While attractive graphics in a mobile app are great, it's even more critical to tailor the graphic interface to the user's needs.
Syncplicity, a file-sharing app of EMC, provides an example of how a user interface can simplify a device's operation. (My company Y Media Labs serves as a mobile-interactive app consultant to EMC.) Syncplicity was built with the idea that users want fast access to their files. The designers for Syncplicity knew that creating a "favorites" function wasn't the answer: "Favorites" can change almost daily at work. Constantly marking files as "favorites" would require multiple tedious steps on a mobile device. The designers also realized that people working on a project often return to the same files and folders repeatedly. So the designers implemented a "recently accessed" option to let users quickly go to the exact information desired.

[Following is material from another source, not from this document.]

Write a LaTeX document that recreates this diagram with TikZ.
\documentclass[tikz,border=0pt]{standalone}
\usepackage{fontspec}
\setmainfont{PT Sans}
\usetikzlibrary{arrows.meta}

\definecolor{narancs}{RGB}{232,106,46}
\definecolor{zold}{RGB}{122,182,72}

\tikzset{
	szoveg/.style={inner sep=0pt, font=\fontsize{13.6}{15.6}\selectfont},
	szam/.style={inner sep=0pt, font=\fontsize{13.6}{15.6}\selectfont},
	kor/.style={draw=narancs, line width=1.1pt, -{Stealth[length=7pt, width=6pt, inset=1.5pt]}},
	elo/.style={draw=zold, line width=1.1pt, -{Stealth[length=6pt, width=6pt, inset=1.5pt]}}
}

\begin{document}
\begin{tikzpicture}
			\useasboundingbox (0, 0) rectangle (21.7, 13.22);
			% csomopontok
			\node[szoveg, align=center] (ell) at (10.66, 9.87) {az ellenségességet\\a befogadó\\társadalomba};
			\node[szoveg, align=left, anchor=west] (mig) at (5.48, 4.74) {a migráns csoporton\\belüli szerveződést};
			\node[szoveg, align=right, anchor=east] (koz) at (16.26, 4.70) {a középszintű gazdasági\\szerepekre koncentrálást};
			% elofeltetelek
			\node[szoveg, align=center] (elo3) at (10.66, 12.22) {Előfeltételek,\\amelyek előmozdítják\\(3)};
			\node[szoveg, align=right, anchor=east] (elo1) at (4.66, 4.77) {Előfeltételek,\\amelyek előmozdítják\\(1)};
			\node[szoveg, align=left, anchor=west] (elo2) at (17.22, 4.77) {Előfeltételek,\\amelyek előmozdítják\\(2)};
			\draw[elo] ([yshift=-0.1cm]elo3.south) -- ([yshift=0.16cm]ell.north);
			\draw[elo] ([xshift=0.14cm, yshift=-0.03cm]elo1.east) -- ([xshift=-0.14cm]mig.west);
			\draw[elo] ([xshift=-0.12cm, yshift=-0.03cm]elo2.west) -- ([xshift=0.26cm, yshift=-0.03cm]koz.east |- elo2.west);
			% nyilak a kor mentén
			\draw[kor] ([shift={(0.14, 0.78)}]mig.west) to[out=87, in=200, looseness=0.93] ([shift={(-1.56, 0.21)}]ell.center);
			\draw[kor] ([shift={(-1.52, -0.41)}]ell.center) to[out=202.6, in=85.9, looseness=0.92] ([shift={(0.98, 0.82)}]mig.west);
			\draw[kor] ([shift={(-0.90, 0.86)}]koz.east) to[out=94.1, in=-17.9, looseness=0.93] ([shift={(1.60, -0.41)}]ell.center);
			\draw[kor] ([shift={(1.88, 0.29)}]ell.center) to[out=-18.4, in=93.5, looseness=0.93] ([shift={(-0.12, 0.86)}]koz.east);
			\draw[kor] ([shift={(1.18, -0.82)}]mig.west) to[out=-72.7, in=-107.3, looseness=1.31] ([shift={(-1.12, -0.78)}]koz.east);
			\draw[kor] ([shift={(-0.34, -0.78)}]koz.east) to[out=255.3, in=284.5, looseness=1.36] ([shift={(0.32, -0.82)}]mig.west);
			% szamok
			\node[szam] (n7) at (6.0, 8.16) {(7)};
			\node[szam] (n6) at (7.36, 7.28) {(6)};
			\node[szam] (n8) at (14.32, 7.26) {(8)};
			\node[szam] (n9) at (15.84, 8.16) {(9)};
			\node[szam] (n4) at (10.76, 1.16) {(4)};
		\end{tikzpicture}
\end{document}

Testing is essential. To create an exceptional enterprise mobile app, designers must combine beauty and brains. They must aspire to establish a visceral connection between the app and the user, one combining aesthetics with personalization. Displaying time of day upon launch (factoring in local time zones), changing backgrounds according to the time of day, noting key corporate events or news, and even greeting the individual by name ("Good morning, John Smith") are some of the ways to make an app more enjoyable.
Building a consumerized app is an evolutionary process. Testing is an immensely beneficial method for discovering users' preferences and ensuring that they find an app easy to navigate.
Functional testing using a paper prototype can weed out 80 percent to 85 percent of an app's potential problems before the first line of code is written. Digital prototyping makes quick, effective usability testing possible. Engineers can now run tests remotely via the Internet, without test subjects being present. A large cohort isn't necessary, since the main goal is to uncover gaps in flows or other issues. It's important to recruit target users, however, for relevant feedback.
As development progresses, additional testing will ensure no expensive mistakes are present. Unlike years ago when testing followed a huge engineering run, agile development now allows testing to occur incrementally, as often as every two weeks.
Even post-release, testing has value. The focus shifts to usage metrics to uncover the screens people are spending time with and the buttons they're clicking. Heat maps are used to determine where people are spending time and how they're navigating. By isolating the good and bad aspects of an app in the field, designers can better plan updates -- and learn what will work in other projects.